» WHAT THE TASK ASKS
Copy all entries without alteration and skip the pictures they hold.

» RAW DATA
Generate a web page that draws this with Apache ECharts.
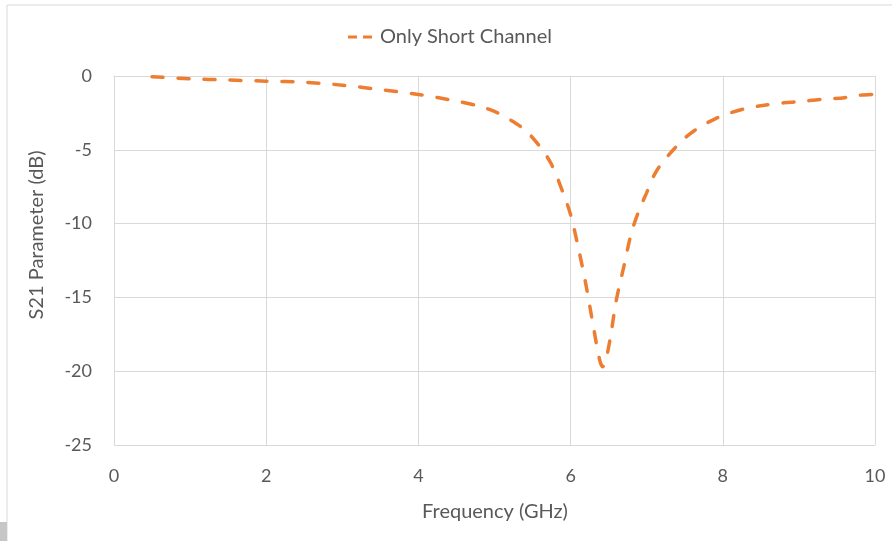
<!DOCTYPE html>
<html>
<head>
<meta charset="utf-8">
<script src="https://cdn.jsdelivr.net/npm/echarts@6/dist/echarts.min.js"></script>
<style>html,body{margin:0;padding:0;background:#fff;}#c{width:892px;height:541px;}</style>
</head>
<body>
<div id="c"></div>
<script>
const seriesName = 'Only Short Channel';
const freq = [0.5, 1, 1.5, 2, 2.5, 3, 3.5, 4, 4.5, 4.8, 5, 5.2, 5.4, 5.6, 5.75, 5.9, 6.0, 6.1, 6.2, 6.3, 6.38, 6.42, 6.46, 6.52, 6.6, 6.7, 6.8, 6.9, 7.0, 7.1, 7.2, 7.35, 7.5, 7.7, 7.9, 8.1, 8.3, 8.5, 8.8, 9.0, 9.3, 9.6, 9.8, 10];
const s21 = [-0.05, -0.19, -0.27, -0.35, -0.42, -0.62, -0.92, -1.25, -1.7, -2.05, -2.4, -2.95, -3.65, -4.8, -6.0, -7.9, -9.4, -11.6, -14.1, -17.0, -19.2, -19.7, -19.3, -17.8, -15.2, -12.9, -10.6, -9.1, -7.9, -6.7, -5.9, -5.0, -4.2, -3.45, -2.9, -2.5, -2.2, -2.02, -1.82, -1.74, -1.58, -1.47, -1.3, -1.24];
const xTicks = [0, 2, 4, 6, 8, 10];
const yTicks = [0, -5, -10, -15, -20, -25];
const xTitle = 'Frequency (GHz)';
const yTitle = 'S21 Parameter (dB)';

const FONT = 'Lato';
const chart = echarts.init(document.getElementById('c'), null, {renderer: 'canvas'});
chart.setOption({
  animation: false,
  backgroundColor: '#fff',
  textStyle: {fontFamily: FONT},
  grid: {left: 114, right: 17, top: 76, bottom: 96, containLabel: false},
  legend: {
    data: [{name: seriesName, icon: 'path://M0,0H9V3H0Z M15,0H24V3H15Z', itemStyle: {color: '#ED7D31'}}],
    left: 343, top: 22, itemWidth: 24, itemHeight: 3.5, itemGap: 8,
    textStyle: {fontFamily: FONT, fontSize: 20, color: '#595959', padding: [0, 0, 0, 3]}
  },
  xAxis: {
    type: 'value', min: xTicks[0], max: xTicks[xTicks.length - 1], interval: 2,
    axisLine: {show: true, lineStyle: {color: '#d9d9d9', width: 1}},
    axisTick: {show: false},
    splitLine: {show: true, lineStyle: {color: '#d9d9d9', width: 1}},
    axisLabel: {fontFamily: FONT, fontSize: 18, color: '#595959', margin: 22}
  },
  yAxis: {
    type: 'value', min: yTicks[yTicks.length - 1], max: yTicks[0], interval: 5,
    axisLine: {show: true, lineStyle: {color: '#d9d9d9', width: 1}},
    axisTick: {show: false},
    splitLine: {show: true, lineStyle: {color: '#d9d9d9', width: 1}},
    axisLabel: {fontFamily: FONT, fontSize: 18, color: '#595959', margin: 22}
  },
  graphic: [
    {type: 'rect', shape: {x: 7, y: 5, width: 1000, height: 1000}, style: {fill: 'none', stroke: '#d9d9d9', lineWidth: 1}, silent: true, z: -1},
    {type: 'rect', shape: {x: 0, y: 522, width: 7, height: 19}, style: {fill: '#c6c6c6'}, silent: true},
    {type: 'text', x: 495, y: 512, style: {text: xTitle, fontFamily: FONT, fontSize: 20, fill: '#595959', align: 'center', verticalAlign: 'middle'}},
    {type: 'text', x: 37, y: 235, rotation: Math.PI / 2, style: {text: yTitle, fontFamily: FONT, fontSize: 20, fill: '#595959', align: 'center', verticalAlign: 'middle'}}
  ],
  series: [{
    name: seriesName, type: 'line', smooth: 0.3, showSymbol: false, symbol: 'none',
    data: freq.map((f, i) => [f, s21[i]]),
    lineStyle: {color: '#ED7D31', width: 3.5, type: [11, 15], cap: 'round'},
    itemStyle: {color: '#ED7D31'}
  }]
});
</script>
</body>
</html>
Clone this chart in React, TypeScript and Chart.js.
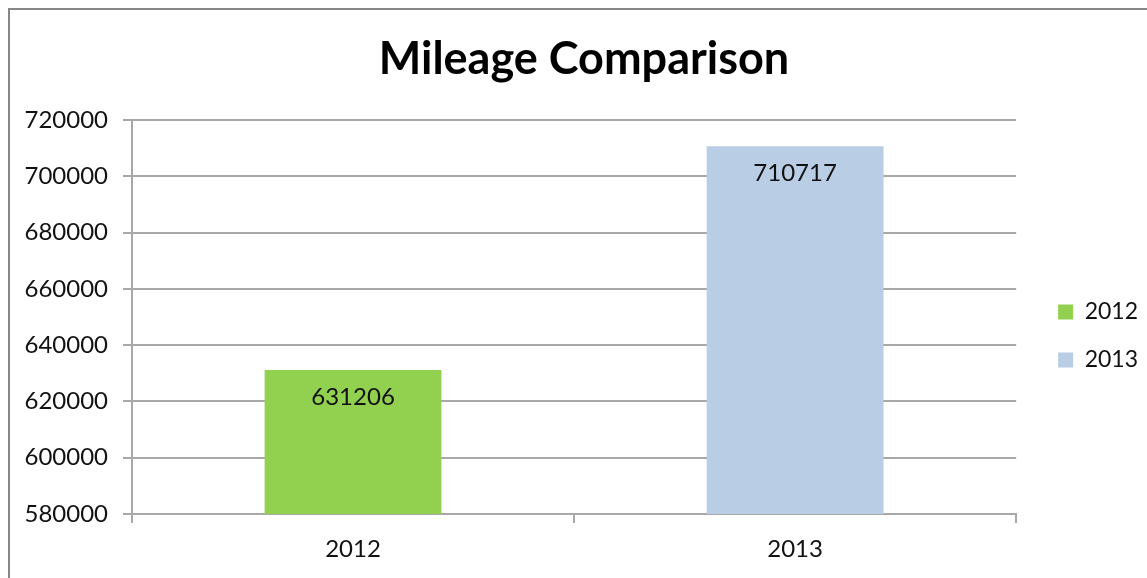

» SOLVED EXERCISE
Generate a web page that draws this with Apache ECharts.
<!DOCTYPE html>
<html>
<head>
<meta charset="utf-8">
<script src="https://cdn.jsdelivr.net/npm/echarts@6/dist/echarts.min.js"></script>
<style>html,body{margin:0;padding:0;background:#fff;}#c{width:892px;height:541px;}</style>
</head>
<body>
<div id="c"></div>
<script>
const seriesName = 'Only Short Channel';
const freq = [0.5, 1, 1.5, 2, 2.5, 3, 3.5, 4, 4.5, 4.8, 5, 5.2, 5.4, 5.6, 5.75, 5.9, 6.0, 6.1, 6.2, 6.3, 6.38, 6.42, 6.46, 6.52, 6.6, 6.7, 6.8, 6.9, 7.0, 7.1, 7.2, 7.35, 7.5, 7.7, 7.9, 8.1, 8.3, 8.5, 8.8, 9.0, 9.3, 9.6, 9.8, 10];
const s21 = [-0.05, -0.19, -0.27, -0.35, -0.42, -0.62, -0.92, -1.25, -1.7, -2.05, -2.4, -2.95, -3.65, -4.8, -6.0, -7.9, -9.4, -11.6, -14.1, -17.0, -19.2, -19.7, -19.3, -17.8, -15.2, -12.9, -10.6, -9.1, -7.9, -6.7, -5.9, -5.0, -4.2, -3.45, -2.9, -2.5, -2.2, -2.02, -1.82, -1.74, -1.58, -1.47, -1.3, -1.24];
const xTicks = [0, 2, 4, 6, 8, 10];
const yTicks = [0, -5, -10, -15, -20, -25];
const xTitle = 'Frequency (GHz)';
const yTitle = 'S21 Parameter (dB)';

const FONT = 'Lato';
const chart = echarts.init(document.getElementById('c'), null, {renderer: 'canvas'});
chart.setOption({
  animation: false,
  backgroundColor: '#fff',
  textStyle: {fontFamily: FONT},
  grid: {left: 114, right: 17, top: 76, bottom: 96, containLabel: false},
  legend: {
    data: [{name: seriesName, icon: 'path://M0,0H9V3H0Z M15,0H24V3H15Z', itemStyle: {color: '#ED7D31'}}],
    left: 343, top: 22, itemWidth: 24, itemHeight: 3.5, itemGap: 8,
    textStyle: {fontFamily: FONT, fontSize: 20, color: '#595959', padding: [0, 0, 0, 3]}
  },
  xAxis: {
    type: 'value', min: xTicks[0], max: xTicks[xTicks.length - 1], interval: 2,
    axisLine: {show: true, lineStyle: {color: '#d9d9d9', width: 1}},
    axisTick: {show: false},
    splitLine: {show: true, lineStyle: {color: '#d9d9d9', width: 1}},
    axisLabel: {fontFamily: FONT, fontSize: 18, color: '#595959', margin: 22}
  },
  yAxis: {
    type: 'value', min: yTicks[yTicks.length - 1], max: yTicks[0], interval: 5,
    axisLine: {show: true, lineStyle: {color: '#d9d9d9', width: 1}},
    axisTick: {show: false},
    splitLine: {show: true, lineStyle: {color: '#d9d9d9', width: 1}},
    axisLabel: {fontFamily: FONT, fontSize: 18, color: '#595959', margin: 22}
  },
  graphic: [
    {type: 'rect', shape: {x: 7, y: 5, width: 1000, height: 1000}, style: {fill: 'none', stroke: '#d9d9d9', lineWidth: 1}, silent: true, z: -1},
    {type: 'rect', shape: {x: 0, y: 522, width: 7, height: 19}, style: {fill: '#c6c6c6'}, silent: true},
    {type: 'text', x: 495, y: 512, style: {text: xTitle, fontFamily: FONT, fontSize: 20, fill: '#595959', align: 'center', verticalAlign: 'middle'}},
    {type: 'text', x: 37, y: 235, rotation: Math.PI / 2, style: {text: yTitle, fontFamily: FONT, fontSize: 20, fill: '#595959', align: 'center', verticalAlign: 'middle'}}
  ],
  series: [{
    name: seriesName, type: 'line', smooth: 0.3, showSymbol: false, symbol: 'none',
    data: freq.map((f, i) => [f, s21[i]]),
    lineStyle: {color: '#ED7D31', width: 3.5, type: [11, 15], cap: 'round'},
    itemStyle: {color: '#ED7D31'}
  }]
});
</script>
</body>
</html>
Clone this chart in React, TypeScript and Chart.js.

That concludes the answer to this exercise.